In sum, there is strong evidence that significant regulatory reform is ahead driven by a Republican Congress and Presidency.  One can only hope that logic will prevail and that protection of human health and the environment will continue as a fundamental goal for the nation.

Why the EPA’s Mission Remains Critically Important

With good reason President Nixon created the EPA in 1970.  The Agency’s basic mission is to protect human health and the environment.  This is accomplished with an $8 billion budget and 15,000 full time equivalent staff.  Although it often is not evident in our daily lives, we have all been impacted in a positive way by the Agency’s efforts and programs.  Consider if you will the scope of the Agency’s oversight and responsibilities:

  • Nationwide Facility Coverage.  Over 800,000 facilities in the U.S. generate air emissions, wastewater, and hazardous waste at a level sufficient to require regulatory oversight through mechanisms such as Title V air permits, NPDES wastewater discharge permits, and/or hazardous waste generation and disposal requirements.  That’s an average of 16,000 facilities per state where there is regulatory oversight and controls over the release of pollutants.
  • Hazardous Waste Generation.  There are over 26,000 large quantity hazardous waste generators in the U.S., generating over 33 million tons of hazardous waste annually.  These generators are required to manage the wastes properly and report to the EPA every other year on their activities.
  • Toxic Releases.  There are over 22,000 facilities in the U.S. that release listed toxic chemicals at a sufficient level to require reporting under the Toxics Release Inventory (TRI) requirements of the Emergency Planning and Community Right-to-Know Act.  Over 3.3 billion pounds of toxics were released nationally in 2015.  TRI reporting has resulted in a better understanding of pollutants in our environment and has driven a reduction over time of releases.
  • Superfund Sites.  As a result of the 1980 passage of the Comprehensive Environmental Response, Compensation and Liability Act (CERCLA) some 1,188 “Superfund” sites have been cleaned up as of November 30, 2016.  However, there remain 1,337 National Priorities List (NPL) Superfund sites yet to be cleaned up.
  • Toxic Chemicals.  There are 85,000 chemicals inventoried and regulated under the Toxics Substances Control Act.  These include materials containing asbestos and PCB’s, which were considered “miracle” products when first produced.  Very few of the inventoried chemicals have undergone meaningful risk assessments to determine hazards posed to human health or the environment.  The Frank R. Lautenberg Chemical Safety for the 21st Century Act signed into law on June 22, 2016 contains provisions to assure that these assessments are conducted.

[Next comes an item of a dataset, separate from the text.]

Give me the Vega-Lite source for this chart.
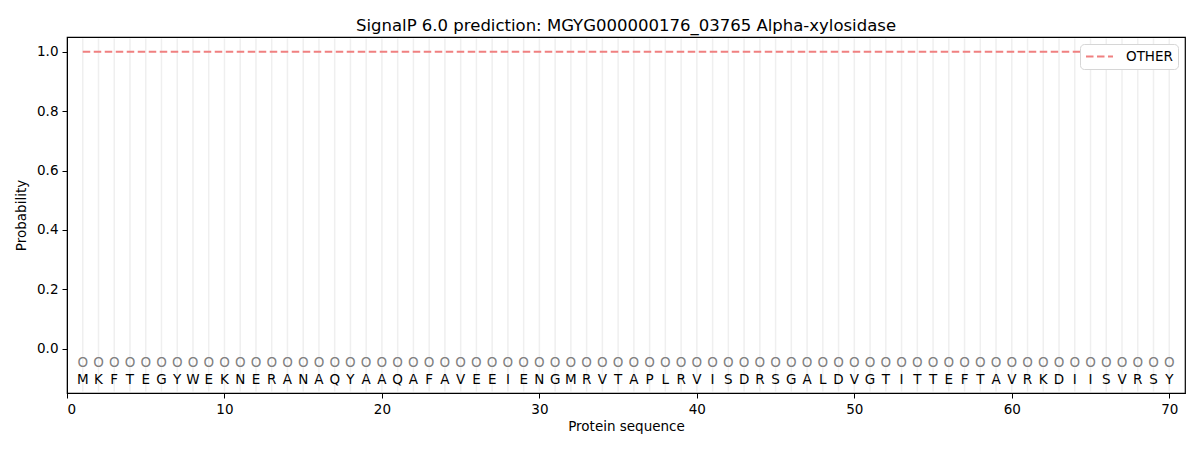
{
  "$schema": "https://vega.github.io/schema/vega-lite/v6.json",
  "autosize": {"type": "none"},
  "width": 1118,
  "height": 356,
  "padding": {"left": 67, "top": 37, "right": 15, "bottom": 57},
  "background": "white",
  "title": {
    "text": "SignalP 6.0 prediction: MGYG000000176_03765 Alpha-xylosidase",
    "font": "DejaVu Sans",
    "fontSize": 16.5,
    "fontWeight": "normal",
    "color": "black",
    "offset": 3
  },
  "data": {
    "values": [
      {"pos": 1, "aa": "M", "label": "O", "p": 1.0},
      {"pos": 2, "aa": "K", "label": "O", "p": 1.0},
      {"pos": 3, "aa": "F", "label": "O", "p": 1.0},
      {"pos": 4, "aa": "T", "label": "O", "p": 1.0},
      {"pos": 5, "aa": "E", "label": "O", "p": 1.0},
      {"pos": 6, "aa": "G", "label": "O", "p": 1.0},
      {"pos": 7, "aa": "Y", "label": "O", "p": 1.0},
      {"pos": 8, "aa": "W", "label": "O", "p": 1.0},
      {"pos": 9, "aa": "E", "label": "O", "p": 1.0},
      {"pos": 10, "aa": "K", "label": "O", "p": 1.0},
      {"pos": 11, "aa": "N", "label": "O", "p": 1.0},
      {"pos": 12, "aa": "E", "label": "O", "p": 1.0},
      {"pos": 13, "aa": "R", "label": "O", "p": 1.0},
      {"pos": 14, "aa": "A", "label": "O", "p": 1.0},
      {"pos": 15, "aa": "N", "label": "O", "p": 1.0},
      {"pos": 16, "aa": "A", "label": "O", "p": 1.0},
      {"pos": 17, "aa": "Q", "label": "O", "p": 1.0},
      {"pos": 18, "aa": "Y", "label": "O", "p": 1.0},
      {"pos": 19, "aa": "A", "label": "O", "p": 1.0},
      {"pos": 20, "aa": "A", "label": "O", "p": 1.0},
      {"pos": 21, "aa": "Q", "label": "O", "p": 1.0},
      {"pos": 22, "aa": "A", "label": "O", "p": 1.0},
      {"pos": 23, "aa": "F", "label": "O", "p": 1.0},
      {"pos": 24, "aa": "A", "label": "O", "p": 1.0},
      {"pos": 25, "aa": "V", "label": "O", "p": 1.0},
      {"pos": 26, "aa": "E", "label": "O", "p": 1.0},
      {"pos": 27, "aa": "E", "label": "O", "p": 1.0},
      {"pos": 28, "aa": "I", "label": "O", "p": 1.0},
      {"pos": 29, "aa": "E", "label": "O", "p": 1.0},
      {"pos": 30, "aa": "N", "label": "O", "p": 1.0},
      {"pos": 31, "aa": "G", "label": "O", "p": 1.0},
      {"pos": 32, "aa": "M", "label": "O", "p": 1.0},
      {"pos": 33, "aa": "R", "label": "O", "p": 1.0},
      {"pos": 34, "aa": "V", "label": "O", "p": 1.0},
      {"pos": 35, "aa": "T", "label": "O", "p": 1.0},
      {"pos": 36, "aa": "A", "label": "O", "p": 1.0},
      {"pos": 37, "aa": "P", "label": "O", "p": 1.0},
      {"pos": 38, "aa": "L", "label": "O", "p": 1.0},
      {"pos": 39, "aa": "R", "label": "O", "p": 1.0},
      {"pos": 40, "aa": "V", "label": "O", "p": 1.0},
      {"pos": 41, "aa": "I", "label": "O", "p": 1.0},
      {"pos": 42, "aa": "S", "label": "O", "p": 1.0},
      {"pos": 43, "aa": "D", "label": "O", "p": 1.0},
      {"pos": 44, "aa": "R", "label": "O", "p": 1.0},
      {"pos": 45, "aa": "S", "label": "O", "p": 1.0},
      {"pos": 46, "aa": "G", "label": "O", "p": 1.0},
      {"pos": 47, "aa": "A", "label": "O", "p": 1.0},
      {"pos": 48, "aa": "L", "label": "O", "p": 1.0},
      {"pos": 49, "aa": "D", "label": "O", "p": 1.0},
      {"pos": 50, "aa": "V", "label": "O", "p": 1.0},
      {"pos": 51, "aa": "G", "label": "O", "p": 1.0},
      {"pos": 52, "aa": "T", "label": "O", "p": 1.0},
      {"pos": 53, "aa": "I", "label": "O", "p": 1.0},
      {"pos": 54, "aa": "T", "label": "O", "p": 1.0},
      {"pos": 55, "aa": "T", "label": "O", "p": 1.0},
      {"pos": 56, "aa": "E", "label": "O", "p": 1.0},
      {"pos": 57, "aa": "F", "label": "O", "p": 1.0},
      {"pos": 58, "aa": "T", "label": "O", "p": 1.0},
      {"pos": 59, "aa": "A", "label": "O", "p": 1.0},
      {"pos": 60, "aa": "V", "label": "O", "p": 1.0},
      {"pos": 61, "aa": "R", "label": "O", "p": 1.0},
      {"pos": 62, "aa": "K", "label": "O", "p": 1.0},
      {"pos": 63, "aa": "D", "label": "O", "p": 1.0},
      {"pos": 64, "aa": "I", "label": "O", "p": 1.0},
      {"pos": 65, "aa": "I", "label": "O", "p": 1.0},
      {"pos": 66, "aa": "S", "label": "O", "p": 1.0},
      {"pos": 67, "aa": "V", "label": "O", "p": 1.0},
      {"pos": 68, "aa": "R", "label": "O", "p": 1.0},
      {"pos": 69, "aa": "S", "label": "O", "p": 1.0},
      {"pos": 70, "aa": "Y", "label": "O", "p": 1.0}
    ]
  },
  "encoding": {
    "x": {
      "field": "pos",
      "type": "quantitative",
      "scale": {"domain": [0, 71], "nice": false, "zero": false},
      "axis": {
        "values": [0, 10, 20, 30, 40, 50, 60, 70],
        "title": "Protein sequence",
        "grid": false,
        "titlePadding": 4
      }
    }
  },
  "layer": [
    {
      "mark": {"type": "rule", "color": "#efefef", "strokeWidth": 1.5},
      "encoding": {
        "y": {"datum": 1.045, "scale": {"domain": [-0.15, 1.05], "nice": false, "zero": false}},
        "y2": {"datum": -0.145}
      }
    },
    {
      "mark": {"type": "line", "strokeWidth": 2, "strokeDash": [7.5, 3.5]},
      "encoding": {
        "y": {
          "field": "p",
          "type": "quantitative",
          "scale": {"domain": [-0.15, 1.05], "nice": false, "zero": false},
          "axis": {
            "values": [0, 0.2, 0.4, 0.6, 0.8, 1.0],
            "format": ".1f",
            "title": "Probability",
            "grid": false,
            "titlePadding": 8
          }
        },
        "color": {
          "datum": "OTHER",
          "type": "nominal",
          "scale": {"domain": ["OTHER"], "range": ["#f08080"]},
          "legend": {
            "title": null,
            "orient": "none",
            "legendX": 1013,
            "legendY": 7,
            "symbolType": "stroke",
            "symbolDash": [7.5, 3.5],
            "symbolStrokeWidth": 2,
            "symbolSize": 729,
            "clipHeight": 15,
            "labelOffset": 12,
            "labelFontSize": 13.5,
            "labelFont": "DejaVu Sans",
            "labelColor": "black",
            "fillColor": "white",
            "strokeColor": "#d6d6d6",
            "cornerRadius": 4,
            "padding": 5
          }
        }
      }
    },
    {
      "mark": {"type": "text", "color": "#808080", "fontSize": 13.5, "font": "DejaVu Sans"},
      "encoding": {
        "y": {"datum": -0.05},
        "text": {"field": "label"}
      }
    },
    {
      "mark": {"type": "text", "color": "black", "fontSize": 13.5, "font": "DejaVu Sans"},
      "encoding": {
        "y": {"datum": -0.105},
        "text": {"field": "aa"}
      }
    }
  ],
  "config": {
    "view": {"stroke": "black", "strokeWidth": 1.2},
    "axis": {
      "labelFont": "DejaVu Sans",
      "titleFont": "DejaVu Sans",
      "labelFontSize": 13.5,
      "titleFontSize": 13.5,
      "titleFontWeight": "normal",
      "labelColor": "black",
      "titleColor": "black",
      "tickColor": "black",
      "domainColor": "black",
      "tickSize": 5,
      "labelPadding": 4
    }
  }
}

It is important to note that, save for the Superfund sites, all of the chemicals, wastes, releases, and discharges discussed above are being managed in compliance with existing environmental regulations.  Do we really want to eliminate 75% of these regulations resulting in fewer controls over discharges and releases?

Closure

The future of environmental regulation in the U.S. is cloudy indeed.  It is really too soon to tell exactly what might be the impact of President Trump’s Executive Order and other pending regulatory reform initiatives.  It would be prudent to keep a close watch…

 

[i] The Regulatory Flexibility Act and Executive Order 12,866 require Spring and Fall Regulatory Agendas.

[ii] U.S. Environmental Protection Agency, “Fiscal Year 2016 EPA Enforcement and Compliance Annual Results,” Office of Enforcement and Compliance Assurance, December 19, 2016.

[iii] U.S. Environmental Protection Agency, FY 2013 Office of Enforcement and Compliance Assurance (OECA), National Program Manager (NPM) Guidance, April 30, 2012, p. 6.

[iv] Obama, Barak, “Toward a 21st-Century Regulatory System”, Wall Street Journal, January 18, 2011.